● **CHALLENGE**
Pictures in the data below are not part of the copy; transcribe everything else exactly.
Start of AVAILABLE DATA
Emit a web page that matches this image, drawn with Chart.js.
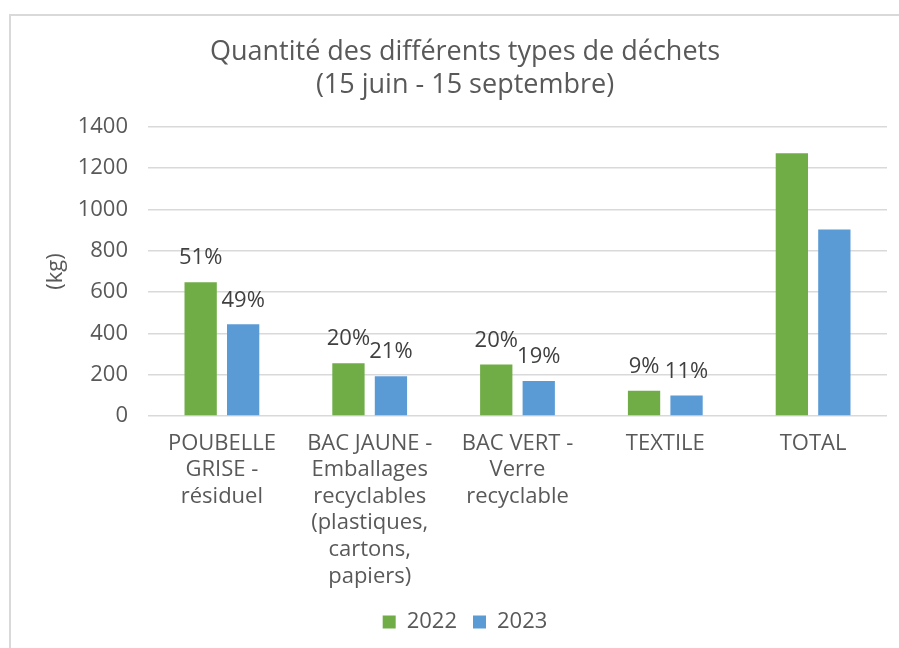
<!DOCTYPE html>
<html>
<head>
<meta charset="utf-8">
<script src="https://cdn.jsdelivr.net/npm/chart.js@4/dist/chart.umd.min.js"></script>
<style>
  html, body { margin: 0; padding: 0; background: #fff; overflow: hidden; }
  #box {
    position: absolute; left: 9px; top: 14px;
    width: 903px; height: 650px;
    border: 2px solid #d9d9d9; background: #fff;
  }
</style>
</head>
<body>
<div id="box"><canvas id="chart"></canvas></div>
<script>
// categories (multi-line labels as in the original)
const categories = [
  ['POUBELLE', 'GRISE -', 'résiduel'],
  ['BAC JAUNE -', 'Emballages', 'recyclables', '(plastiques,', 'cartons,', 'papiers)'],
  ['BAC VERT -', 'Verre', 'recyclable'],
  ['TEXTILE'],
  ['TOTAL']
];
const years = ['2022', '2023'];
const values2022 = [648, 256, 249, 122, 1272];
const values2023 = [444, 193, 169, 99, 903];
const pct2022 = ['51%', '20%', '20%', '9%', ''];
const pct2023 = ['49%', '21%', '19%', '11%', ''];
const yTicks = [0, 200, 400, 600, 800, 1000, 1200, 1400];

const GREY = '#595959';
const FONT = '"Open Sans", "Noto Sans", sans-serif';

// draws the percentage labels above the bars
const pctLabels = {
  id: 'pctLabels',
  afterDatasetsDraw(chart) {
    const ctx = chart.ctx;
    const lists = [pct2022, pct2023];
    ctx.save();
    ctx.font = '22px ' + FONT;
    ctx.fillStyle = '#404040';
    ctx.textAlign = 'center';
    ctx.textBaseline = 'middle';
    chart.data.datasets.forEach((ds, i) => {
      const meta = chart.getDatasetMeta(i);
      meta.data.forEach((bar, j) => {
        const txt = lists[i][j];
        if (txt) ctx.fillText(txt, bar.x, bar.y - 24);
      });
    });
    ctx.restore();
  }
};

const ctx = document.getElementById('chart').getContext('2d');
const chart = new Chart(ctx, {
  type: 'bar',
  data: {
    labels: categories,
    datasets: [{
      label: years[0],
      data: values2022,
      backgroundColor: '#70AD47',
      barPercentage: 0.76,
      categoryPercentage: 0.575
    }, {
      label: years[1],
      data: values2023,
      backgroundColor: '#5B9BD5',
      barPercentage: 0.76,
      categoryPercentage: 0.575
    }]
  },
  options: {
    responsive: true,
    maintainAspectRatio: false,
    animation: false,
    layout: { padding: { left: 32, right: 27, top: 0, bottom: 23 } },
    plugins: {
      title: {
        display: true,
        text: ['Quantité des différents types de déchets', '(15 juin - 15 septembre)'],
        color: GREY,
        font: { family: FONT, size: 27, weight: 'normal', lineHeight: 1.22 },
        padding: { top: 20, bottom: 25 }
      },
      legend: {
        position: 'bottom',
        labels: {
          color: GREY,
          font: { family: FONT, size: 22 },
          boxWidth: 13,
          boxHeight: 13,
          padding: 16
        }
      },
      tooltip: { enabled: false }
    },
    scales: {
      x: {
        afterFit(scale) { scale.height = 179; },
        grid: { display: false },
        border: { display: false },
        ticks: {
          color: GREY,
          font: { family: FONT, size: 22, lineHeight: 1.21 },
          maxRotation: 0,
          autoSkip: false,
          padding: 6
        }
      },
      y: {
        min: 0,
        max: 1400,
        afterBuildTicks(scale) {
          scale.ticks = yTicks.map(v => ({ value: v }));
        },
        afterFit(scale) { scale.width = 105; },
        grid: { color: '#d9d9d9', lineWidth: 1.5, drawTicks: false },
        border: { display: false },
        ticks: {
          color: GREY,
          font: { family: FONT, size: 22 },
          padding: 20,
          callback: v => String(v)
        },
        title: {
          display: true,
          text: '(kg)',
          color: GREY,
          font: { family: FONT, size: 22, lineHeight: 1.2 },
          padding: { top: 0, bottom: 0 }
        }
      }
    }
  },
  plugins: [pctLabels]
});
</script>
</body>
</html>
End of AVAILABLE DATA
● **RESPONSE**
Emit a web page that matches this image, drawn with Chart.js.
<!DOCTYPE html>
<html>
<head>
<meta charset="utf-8">
<script src="https://cdn.jsdelivr.net/npm/chart.js@4/dist/chart.umd.min.js"></script>
<style>
  html, body { margin: 0; padding: 0; background: #fff; overflow: hidden; }
  #box {
    position: absolute; left: 9px; top: 14px;
    width: 903px; height: 650px;
    border: 2px solid #d9d9d9; background: #fff;
  }
</style>
</head>
<body>
<div id="box"><canvas id="chart"></canvas></div>
<script>
// categories (multi-line labels as in the original)
const categories = [
  ['POUBELLE', 'GRISE -', 'résiduel'],
  ['BAC JAUNE -', 'Emballages', 'recyclables', '(plastiques,', 'cartons,', 'papiers)'],
  ['BAC VERT -', 'Verre', 'recyclable'],
  ['TEXTILE'],
  ['TOTAL']
];
const years = ['2022', '2023'];
const values2022 = [648, 256, 249, 122, 1272];
const values2023 = [444, 193, 169, 99, 903];
const pct2022 = ['51%', '20%', '20%', '9%', ''];
const pct2023 = ['49%', '21%', '19%', '11%', ''];
const yTicks = [0, 200, 400, 600, 800, 1000, 1200, 1400];

const GREY = '#595959';
const FONT = '"Open Sans", "Noto Sans", sans-serif';

// draws the percentage labels above the bars
const pctLabels = {
  id: 'pctLabels',
  afterDatasetsDraw(chart) {
    const ctx = chart.ctx;
    const lists = [pct2022, pct2023];
    ctx.save();
    ctx.font = '22px ' + FONT;
    ctx.fillStyle = '#404040';
    ctx.textAlign = 'center';
    ctx.textBaseline = 'middle';
    chart.data.datasets.forEach((ds, i) => {
      const meta = chart.getDatasetMeta(i);
      meta.data.forEach((bar, j) => {
        const txt = lists[i][j];
        if (txt) ctx.fillText(txt, bar.x, bar.y - 24);
      });
    });
    ctx.restore();
  }
};

const ctx = document.getElementById('chart').getContext('2d');
const chart = new Chart(ctx, {
  type: 'bar',
  data: {
    labels: categories,
    datasets: [{
      label: years[0],
      data: values2022,
      backgroundColor: '#70AD47',
      barPercentage: 0.76,
      categoryPercentage: 0.575
    }, {
      label: years[1],
      data: values2023,
      backgroundColor: '#5B9BD5',
      barPercentage: 0.76,
      categoryPercentage: 0.575
    }]
  },
  options: {
    responsive: true,
    maintainAspectRatio: false,
    animation: false,
    layout: { padding: { left: 32, right: 27, top: 0, bottom: 23 } },
    plugins: {
      title: {
        display: true,
        text: ['Quantité des différents types de déchets', '(15 juin - 15 septembre)'],
        color: GREY,
        font: { family: FONT, size: 27, weight: 'normal', lineHeight: 1.22 },
        padding: { top: 20, bottom: 25 }
      },
      legend: {
        position: 'bottom',
        labels: {
          color: GREY,
          font: { family: FONT, size: 22 },
          boxWidth: 13,
          boxHeight: 13,
          padding: 16
        }
      },
      tooltip: { enabled: false }
    },
    scales: {
      x: {
        afterFit(scale) { scale.height = 179; },
        grid: { display: false },
        border: { display: false },
        ticks: {
          color: GREY,
          font: { family: FONT, size: 22, lineHeight: 1.21 },
          maxRotation: 0,
          autoSkip: false,
          padding: 6
        }
      },
      y: {
        min: 0,
        max: 1400,
        afterBuildTicks(scale) {
          scale.ticks = yTicks.map(v => ({ value: v }));
        },
        afterFit(scale) { scale.width = 105; },
        grid: { color: '#d9d9d9', lineWidth: 1.5, drawTicks: false },
        border: { display: false },
        ticks: {
          color: GREY,
          font: { family: FONT, size: 22 },
          padding: 20,
          callback: v => String(v)
        },
        title: {
          display: true,
          text: '(kg)',
          color: GREY,
          font: { family: FONT, size: 22, lineHeight: 1.2 },
          padding: { top: 0, bottom: 0 }
        }
      }
    }
  },
  plugins: [pctLabels]
});
</script>
</body>
</html>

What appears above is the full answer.